• [CHALLENGE]: Restate exactly the lines of the entries below, beginning with the first and ending with the line that holds "(0,0) rectangle (676bp,416bp);". Pictures are not copied.

#### EXERCISE DATA

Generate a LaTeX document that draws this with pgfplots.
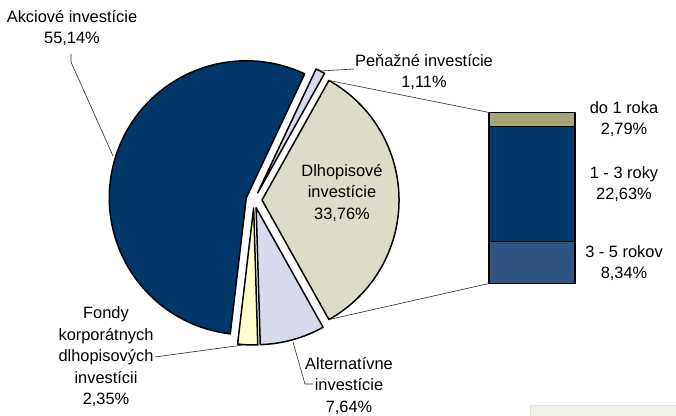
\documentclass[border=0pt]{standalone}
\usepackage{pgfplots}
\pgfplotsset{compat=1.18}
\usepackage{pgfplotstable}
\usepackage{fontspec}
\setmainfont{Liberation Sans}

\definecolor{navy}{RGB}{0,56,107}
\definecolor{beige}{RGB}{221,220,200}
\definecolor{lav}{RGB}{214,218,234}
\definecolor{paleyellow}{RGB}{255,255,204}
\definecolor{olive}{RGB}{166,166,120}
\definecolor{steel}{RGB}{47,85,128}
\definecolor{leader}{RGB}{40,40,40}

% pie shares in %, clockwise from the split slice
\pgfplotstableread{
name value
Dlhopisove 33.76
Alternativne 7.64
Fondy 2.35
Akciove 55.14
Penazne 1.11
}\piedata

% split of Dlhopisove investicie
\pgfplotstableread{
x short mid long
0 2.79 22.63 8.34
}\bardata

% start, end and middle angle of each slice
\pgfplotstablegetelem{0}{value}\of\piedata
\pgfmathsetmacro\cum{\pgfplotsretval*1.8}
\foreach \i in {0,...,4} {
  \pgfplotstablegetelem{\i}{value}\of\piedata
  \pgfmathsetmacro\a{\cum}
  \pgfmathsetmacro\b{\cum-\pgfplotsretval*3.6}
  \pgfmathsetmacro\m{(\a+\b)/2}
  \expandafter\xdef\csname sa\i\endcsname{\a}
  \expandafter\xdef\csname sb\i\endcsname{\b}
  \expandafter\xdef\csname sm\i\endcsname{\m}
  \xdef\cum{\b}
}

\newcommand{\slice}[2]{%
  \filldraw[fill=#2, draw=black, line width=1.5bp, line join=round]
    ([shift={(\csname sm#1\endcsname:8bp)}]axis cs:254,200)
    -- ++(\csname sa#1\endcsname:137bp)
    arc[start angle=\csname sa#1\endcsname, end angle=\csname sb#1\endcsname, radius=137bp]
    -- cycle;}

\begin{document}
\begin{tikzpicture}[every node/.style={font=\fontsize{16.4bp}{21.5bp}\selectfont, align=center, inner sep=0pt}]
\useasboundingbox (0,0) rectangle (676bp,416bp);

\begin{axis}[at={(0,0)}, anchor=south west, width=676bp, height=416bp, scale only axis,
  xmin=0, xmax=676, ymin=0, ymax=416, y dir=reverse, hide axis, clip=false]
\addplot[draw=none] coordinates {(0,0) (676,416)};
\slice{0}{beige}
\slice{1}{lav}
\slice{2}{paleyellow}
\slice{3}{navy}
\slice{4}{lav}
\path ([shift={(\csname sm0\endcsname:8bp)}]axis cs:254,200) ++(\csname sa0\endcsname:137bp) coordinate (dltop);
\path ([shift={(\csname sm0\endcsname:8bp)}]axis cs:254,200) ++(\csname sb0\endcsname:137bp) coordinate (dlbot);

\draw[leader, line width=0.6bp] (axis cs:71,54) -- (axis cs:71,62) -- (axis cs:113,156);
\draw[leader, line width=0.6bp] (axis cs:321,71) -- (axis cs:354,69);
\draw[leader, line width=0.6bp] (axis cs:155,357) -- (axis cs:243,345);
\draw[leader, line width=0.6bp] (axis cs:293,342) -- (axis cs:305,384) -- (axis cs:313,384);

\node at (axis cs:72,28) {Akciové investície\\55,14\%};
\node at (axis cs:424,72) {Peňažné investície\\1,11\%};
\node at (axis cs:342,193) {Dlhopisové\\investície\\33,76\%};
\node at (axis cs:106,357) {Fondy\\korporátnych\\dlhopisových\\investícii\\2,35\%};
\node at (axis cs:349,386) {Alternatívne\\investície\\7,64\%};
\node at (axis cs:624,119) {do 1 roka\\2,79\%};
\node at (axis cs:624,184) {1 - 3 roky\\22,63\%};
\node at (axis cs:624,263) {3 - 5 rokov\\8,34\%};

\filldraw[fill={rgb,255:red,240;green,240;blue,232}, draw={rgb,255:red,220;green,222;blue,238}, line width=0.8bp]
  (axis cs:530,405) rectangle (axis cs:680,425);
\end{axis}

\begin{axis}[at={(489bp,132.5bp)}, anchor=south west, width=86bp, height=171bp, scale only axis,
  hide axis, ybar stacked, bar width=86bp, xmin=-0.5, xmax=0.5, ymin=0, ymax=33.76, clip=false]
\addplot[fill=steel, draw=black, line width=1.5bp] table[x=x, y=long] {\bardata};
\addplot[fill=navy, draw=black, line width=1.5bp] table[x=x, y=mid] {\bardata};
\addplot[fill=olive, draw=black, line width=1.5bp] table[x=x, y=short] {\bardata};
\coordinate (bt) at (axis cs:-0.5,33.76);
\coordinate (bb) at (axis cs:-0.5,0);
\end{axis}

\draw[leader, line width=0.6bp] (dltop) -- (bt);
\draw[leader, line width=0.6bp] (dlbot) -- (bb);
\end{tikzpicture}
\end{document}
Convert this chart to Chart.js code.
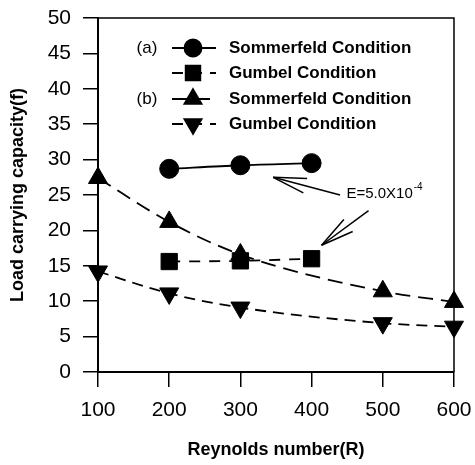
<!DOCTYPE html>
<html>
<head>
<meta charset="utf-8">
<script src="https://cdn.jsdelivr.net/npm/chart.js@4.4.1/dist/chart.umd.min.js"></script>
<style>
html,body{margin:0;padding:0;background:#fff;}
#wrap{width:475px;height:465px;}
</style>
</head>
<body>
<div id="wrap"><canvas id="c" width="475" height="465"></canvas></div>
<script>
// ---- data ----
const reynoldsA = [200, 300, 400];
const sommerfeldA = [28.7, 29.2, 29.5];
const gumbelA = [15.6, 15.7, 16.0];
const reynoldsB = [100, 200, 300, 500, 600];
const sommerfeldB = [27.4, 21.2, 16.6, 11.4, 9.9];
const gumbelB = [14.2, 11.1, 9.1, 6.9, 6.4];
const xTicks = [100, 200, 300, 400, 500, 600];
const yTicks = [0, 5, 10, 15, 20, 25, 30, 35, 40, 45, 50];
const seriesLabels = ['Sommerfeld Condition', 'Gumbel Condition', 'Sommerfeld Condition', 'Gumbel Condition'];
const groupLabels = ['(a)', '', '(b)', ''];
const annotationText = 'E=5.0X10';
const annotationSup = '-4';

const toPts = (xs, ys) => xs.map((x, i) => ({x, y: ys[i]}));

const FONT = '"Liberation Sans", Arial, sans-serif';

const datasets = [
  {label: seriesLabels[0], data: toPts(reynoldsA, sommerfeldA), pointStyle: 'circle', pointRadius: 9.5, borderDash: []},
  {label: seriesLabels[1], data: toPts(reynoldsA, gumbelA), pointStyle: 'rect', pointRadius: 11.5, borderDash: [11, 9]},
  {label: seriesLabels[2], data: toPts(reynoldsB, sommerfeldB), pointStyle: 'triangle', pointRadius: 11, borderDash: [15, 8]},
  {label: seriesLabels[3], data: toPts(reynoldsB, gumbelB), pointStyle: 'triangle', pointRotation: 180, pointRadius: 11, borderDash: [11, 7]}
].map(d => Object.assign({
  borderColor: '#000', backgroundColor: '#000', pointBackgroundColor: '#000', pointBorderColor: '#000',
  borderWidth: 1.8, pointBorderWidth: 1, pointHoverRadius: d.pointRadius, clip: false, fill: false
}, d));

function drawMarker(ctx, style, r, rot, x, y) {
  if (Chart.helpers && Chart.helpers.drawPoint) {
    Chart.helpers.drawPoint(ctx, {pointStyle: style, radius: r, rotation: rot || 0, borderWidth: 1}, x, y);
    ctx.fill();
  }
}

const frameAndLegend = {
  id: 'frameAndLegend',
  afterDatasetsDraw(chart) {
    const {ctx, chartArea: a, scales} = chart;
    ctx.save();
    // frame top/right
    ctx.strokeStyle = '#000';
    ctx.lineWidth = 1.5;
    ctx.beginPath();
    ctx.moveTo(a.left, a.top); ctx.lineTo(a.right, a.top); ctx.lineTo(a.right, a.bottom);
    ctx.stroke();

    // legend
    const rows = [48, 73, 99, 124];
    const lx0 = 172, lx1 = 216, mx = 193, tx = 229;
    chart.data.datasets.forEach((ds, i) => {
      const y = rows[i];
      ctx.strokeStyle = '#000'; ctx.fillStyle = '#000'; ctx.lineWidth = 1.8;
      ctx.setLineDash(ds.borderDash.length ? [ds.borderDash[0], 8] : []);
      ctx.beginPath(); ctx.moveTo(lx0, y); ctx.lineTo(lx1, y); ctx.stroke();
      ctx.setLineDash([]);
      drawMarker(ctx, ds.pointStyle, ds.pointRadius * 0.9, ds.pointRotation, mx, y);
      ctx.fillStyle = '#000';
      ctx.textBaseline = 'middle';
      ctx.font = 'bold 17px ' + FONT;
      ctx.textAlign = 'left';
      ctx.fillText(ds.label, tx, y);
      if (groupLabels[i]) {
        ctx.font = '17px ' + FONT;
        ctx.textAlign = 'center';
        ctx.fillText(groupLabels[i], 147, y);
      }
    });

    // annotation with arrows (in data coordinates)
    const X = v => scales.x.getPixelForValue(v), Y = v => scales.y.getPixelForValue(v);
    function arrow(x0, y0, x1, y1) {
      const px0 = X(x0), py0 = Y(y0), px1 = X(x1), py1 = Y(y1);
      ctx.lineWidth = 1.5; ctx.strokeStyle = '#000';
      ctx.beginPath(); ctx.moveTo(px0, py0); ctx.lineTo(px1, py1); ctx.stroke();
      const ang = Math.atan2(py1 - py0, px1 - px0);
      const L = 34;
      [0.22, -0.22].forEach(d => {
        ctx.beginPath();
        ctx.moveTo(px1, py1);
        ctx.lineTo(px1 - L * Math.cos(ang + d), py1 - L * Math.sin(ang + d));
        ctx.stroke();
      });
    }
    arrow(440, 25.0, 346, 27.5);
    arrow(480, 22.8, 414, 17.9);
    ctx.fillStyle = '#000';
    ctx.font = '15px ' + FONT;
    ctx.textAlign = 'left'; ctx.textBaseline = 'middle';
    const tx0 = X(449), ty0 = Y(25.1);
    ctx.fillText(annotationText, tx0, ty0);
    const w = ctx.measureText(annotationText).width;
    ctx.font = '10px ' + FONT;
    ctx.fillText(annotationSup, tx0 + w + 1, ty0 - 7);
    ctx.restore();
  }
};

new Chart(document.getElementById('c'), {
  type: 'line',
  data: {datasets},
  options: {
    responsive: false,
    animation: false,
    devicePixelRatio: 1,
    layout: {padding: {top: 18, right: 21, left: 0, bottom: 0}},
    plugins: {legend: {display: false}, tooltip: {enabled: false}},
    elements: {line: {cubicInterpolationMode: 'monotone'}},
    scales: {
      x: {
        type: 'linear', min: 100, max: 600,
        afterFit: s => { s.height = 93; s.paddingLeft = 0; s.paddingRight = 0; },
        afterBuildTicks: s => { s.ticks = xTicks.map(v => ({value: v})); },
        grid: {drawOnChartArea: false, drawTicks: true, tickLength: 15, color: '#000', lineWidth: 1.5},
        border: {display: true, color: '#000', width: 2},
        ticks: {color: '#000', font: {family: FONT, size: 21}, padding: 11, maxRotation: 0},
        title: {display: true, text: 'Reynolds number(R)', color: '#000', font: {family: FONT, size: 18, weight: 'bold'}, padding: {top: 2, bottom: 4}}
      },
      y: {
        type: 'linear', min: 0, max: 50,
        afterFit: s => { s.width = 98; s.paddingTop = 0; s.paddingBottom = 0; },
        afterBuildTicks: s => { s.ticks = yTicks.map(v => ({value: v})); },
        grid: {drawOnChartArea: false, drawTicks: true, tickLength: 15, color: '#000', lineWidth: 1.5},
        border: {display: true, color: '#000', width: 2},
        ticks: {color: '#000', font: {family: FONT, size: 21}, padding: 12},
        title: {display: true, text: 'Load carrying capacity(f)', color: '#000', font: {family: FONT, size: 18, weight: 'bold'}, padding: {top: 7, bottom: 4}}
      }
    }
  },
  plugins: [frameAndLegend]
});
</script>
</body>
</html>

########

• [ANSWER TO THIS EXERCISE]:
Generate a LaTeX document that draws this with pgfplots.
\documentclass[border=0pt]{standalone}
\usepackage{pgfplots}
\pgfplotsset{compat=1.18}
\usepackage{pgfplotstable}
\usepackage{fontspec}
\setmainfont{Liberation Sans}

\definecolor{navy}{RGB}{0,56,107}
\definecolor{beige}{RGB}{221,220,200}
\definecolor{lav}{RGB}{214,218,234}
\definecolor{paleyellow}{RGB}{255,255,204}
\definecolor{olive}{RGB}{166,166,120}
\definecolor{steel}{RGB}{47,85,128}
\definecolor{leader}{RGB}{40,40,40}

% pie shares in %, clockwise from the split slice
\pgfplotstableread{
name value
Dlhopisove 33.76
Alternativne 7.64
Fondy 2.35
Akciove 55.14
Penazne 1.11
}\piedata

% split of Dlhopisove investicie
\pgfplotstableread{
x short mid long
0 2.79 22.63 8.34
}\bardata

% start, end and middle angle of each slice
\pgfplotstablegetelem{0}{value}\of\piedata
\pgfmathsetmacro\cum{\pgfplotsretval*1.8}
\foreach \i in {0,...,4} {
  \pgfplotstablegetelem{\i}{value}\of\piedata
  \pgfmathsetmacro\a{\cum}
  \pgfmathsetmacro\b{\cum-\pgfplotsretval*3.6}
  \pgfmathsetmacro\m{(\a+\b)/2}
  \expandafter\xdef\csname sa\i\endcsname{\a}
  \expandafter\xdef\csname sb\i\endcsname{\b}
  \expandafter\xdef\csname sm\i\endcsname{\m}
  \xdef\cum{\b}
}

\newcommand{\slice}[2]{%
  \filldraw[fill=#2, draw=black, line width=1.5bp, line join=round]
    ([shift={(\csname sm#1\endcsname:8bp)}]axis cs:254,200)
    -- ++(\csname sa#1\endcsname:137bp)
    arc[start angle=\csname sa#1\endcsname, end angle=\csname sb#1\endcsname, radius=137bp]
    -- cycle;}

\begin{document}
\begin{tikzpicture}[every node/.style={font=\fontsize{16.4bp}{21.5bp}\selectfont, align=center, inner sep=0pt}]
\useasboundingbox (0,0) rectangle (676bp,416bp);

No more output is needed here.